La puissance novatrice de ce récit est ailleurs.
 En 1970 il était évident que les tueurs en série n'étaient pas français. On avait remisé les landru et autres tueurs de cette espèce bien loin. Ce n'était qu'une spécialité américaine. Et au cas où l'on devait le mettre en scène ce ne serait que dans une grande ville. Le contre pied ici est total.
Ensuite ici on parle de ce que certains appelleront les troubles post traumatique des soldats revenus de la guerre. Et ce que les guerres dites coloniales avec leurs lots d'horreurs justifiées et ordonnées par l'état, avaient pu faire sur un terreau fragile et sur une personne violentée par ses parents jusqu'à ce qu'il prenne les armes.

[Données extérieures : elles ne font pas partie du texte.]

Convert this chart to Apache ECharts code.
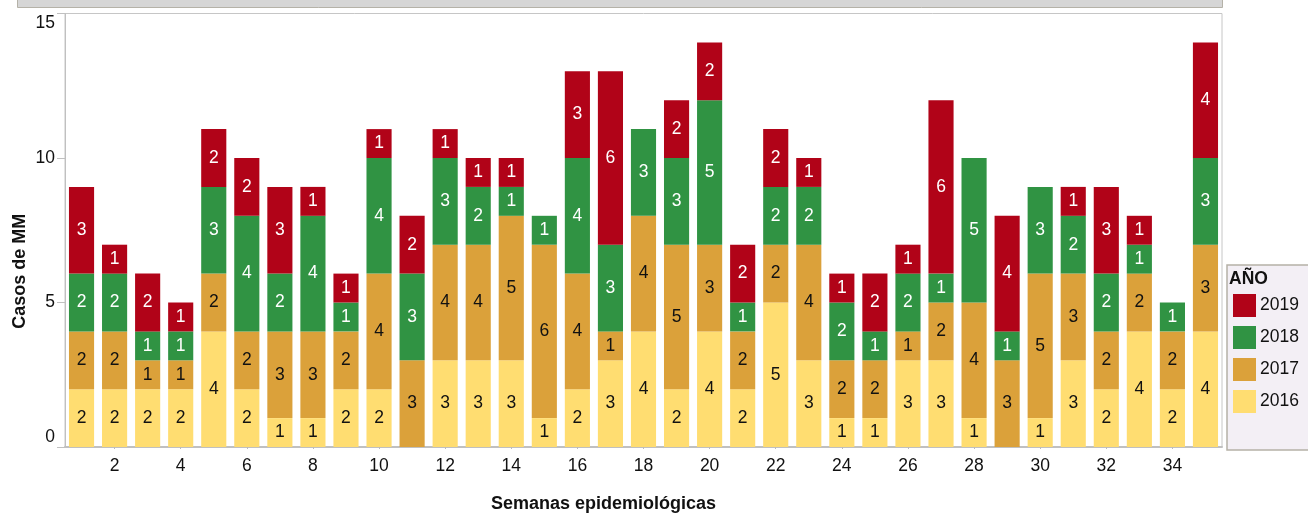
<!DOCTYPE html>
<html>
<head>
<meta charset="utf-8">
<script src="https://cdn.jsdelivr.net/npm/echarts@6/dist/echarts.min.js"></script>
<style>html,body{margin:0;padding:0;background:#fff;}#c{width:1308px;height:513px;}</style>
</head>
<body>
<div id="c"></div>
<script>
const weeks = ['1','2','3','4','5','6','7','8','9','10','11','12','13','14','15','16','17','18','19','20','21','22','23','24','25','26','27','28','29','30','31','32','33','34','35'];
const s2016 = [2,2,2,2,4,2,1,1,2,2,0,3,3,3,1,2,3,4,2,4,2,5,3,1,1,3,3,1,0,1,3,2,4,2,4];
const s2017 = [2,2,1,1,2,2,3,3,2,4,3,4,4,5,6,4,1,4,5,3,2,2,4,2,2,1,2,4,3,5,3,2,2,2,3];
const s2018 = [2,2,1,1,3,4,2,4,1,4,3,3,2,1,1,4,3,3,3,5,1,2,2,2,1,2,1,5,1,3,2,2,1,1,3];
const s2019 = [3,1,2,1,2,2,3,1,1,1,2,1,1,1,0,3,6,0,2,2,2,2,1,1,2,1,6,0,4,0,1,3,1,0,4];
const yTicks = [0, 5, 10, 15];
const seriesNames = ['2016','2017','2018','2019'];
const seriesData = [s2016, s2017, s2018, s2019];
const colors = ['#ffdd71','#dba13a','#309343','#b10318'];
const labelColors = ['#111','#111','#fff','#fff'];

const FONT = 'Liberation Sans, Arial, sans-serif';
const LS = 17.5;
const chart = echarts.init(document.getElementById('c'), null, {renderer:'canvas'});
chart.setOption({
  animation: false,
  textStyle: {fontFamily: FONT},
  title: {
    text: 'AÑO', left: 1229, top: 270, padding: 0,
    textStyle: {fontFamily: FONT, fontSize: 17.5, fontWeight: 'bold', color: '#111'}
  },
  graphic: [{
    type: 'rect', left: 17, top: -5, z: 10,
    shape: {width: 1205, height: 12},
    style: {fill: '#d6d6d6', stroke: '#b5b2a8', lineWidth: 1}
  }],
  legend: {
    orient: 'vertical', left: 1227, top: 265,
    data: ['2019','2018','2017','2016'],
    itemWidth: 23, itemHeight: 23, itemGap: 9,
    icon: 'rect',
    padding: [29, 40, 37, 6],
    backgroundColor: '#f3eff5', borderColor: '#b5b1a7', borderWidth: 1.5,
    textStyle: {fontFamily: FONT, fontSize: LS, color: '#111', padding: [0,0,0,-1]}
  },
  grid: {left: 65, right: 86, top: 13.5, bottom: 66, show: true, borderColor: '#c6c6c6', borderWidth: 1, containLabel: false, outerBoundsMode: 'none'},
  xAxis: {
    type: 'category', data: weeks,
    name: 'Semanas epidemiológicas', nameLocation: 'middle', nameGap: 48, nameMoveOverlap: false,
    nameTextStyle: {fontFamily: FONT, fontSize: 18, fontWeight: 'bold', color: '#111', padding: [0, 80, 0, 0]},
    axisLine: {lineStyle: {color: '#c0c0c0', width: 2}},
    axisTick: {show: true, alignWithLabel: true, length: 2, lineStyle: {color: '#bbb'}, interval: (i) => (i + 1) % 2 === 0},
    axisLabel: {interval: (i) => (i + 1) % 2 === 0, fontFamily: FONT, fontSize: LS, color: '#111', margin: 10}
  },
  yAxis: {
    type: 'value', min: 0, max: 15, interval: 5,
    name: 'Casos de MM', nameLocation: 'middle', nameGap: 36, nameMoveOverlap: false,
    nameTextStyle: {fontFamily: FONT, fontSize: 18, fontWeight: 'bold', color: '#111', padding: [0, 82, 0, 0]},
    axisLine: {show: true, lineStyle: {color: '#c0c0c0', width: 1}},
    axisTick: {show: true, length: 8, lineStyle: {color: '#c0c0c0'}},
    splitLine: {show: false},
    axisLabel: {
      fontFamily: FONT, fontSize: LS, color: '#111', margin: 10,
      formatter: (v) => v === yTicks[yTicks.length - 1] ? '{top|' + v + '}' : (v === yTicks[0] ? '{bot|' + v + '}' : String(v)),
      rich: {
        top: {fontFamily: FONT, fontSize: LS, color: '#111', padding: [19, 0, 0, 0]},
        bot: {fontFamily: FONT, fontSize: LS, color: '#111', padding: [0, 0, 19, 0]}
      }
    }
  },
  series: seriesNames.map((n, k) => ({
    name: n, type: 'bar', stack: 'total', data: seriesData[k],
    barCategoryGap: '24%',
    itemStyle: {color: colors[k]},
    label: {
      show: true, position: 'inside', fontFamily: FONT, fontSize: LS, color: labelColors[k],
      formatter: (p) => p.value ? String(p.value) : ''
    }
  }))
});
</script>
</body>
</html>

Stéphane Audran est formidable, hypnotique de beauté et charismatique en diable. Elle est toujours extraordinaire. Et ici elle tient la barre fièrement et fait face au monstre Jean Yann. Il bouffe l'écran, l'aspire et nous amène avec lui , où il veut comme il le veut.

Si je dois être franche et parler de ce que ce film a provoqué chez moi, je dirai qu'il a eu un écho incroyable. Alors que je n'ai pas connu cette période, les habits,
les couleurs , les papiers peints. Paul, sa chemise rouge et son tablier immaculé m'a violemment ramené à l'image de mon père qui fut boucher. Sa manière de parler au coin de la vitrine, les étales, les papillotes pour décorer... j'ai même cru que j'allais sentir l'odeur des frigos et son odeur à lui si je me jetais dans ses bras.

J'ai aimé ce film, peut être pour des mauvaises raisons. J'ai eu une empathie incroyable pour Paul et j'ai du grâce à ça comprendre toutes les décisions d'Hélène. Ce qui n'a pas été le cas du key maker de ce blog, même si ça ne l'a pas empêché de l'aimer. Si vous avez l'occasion rentrer dans cet univers.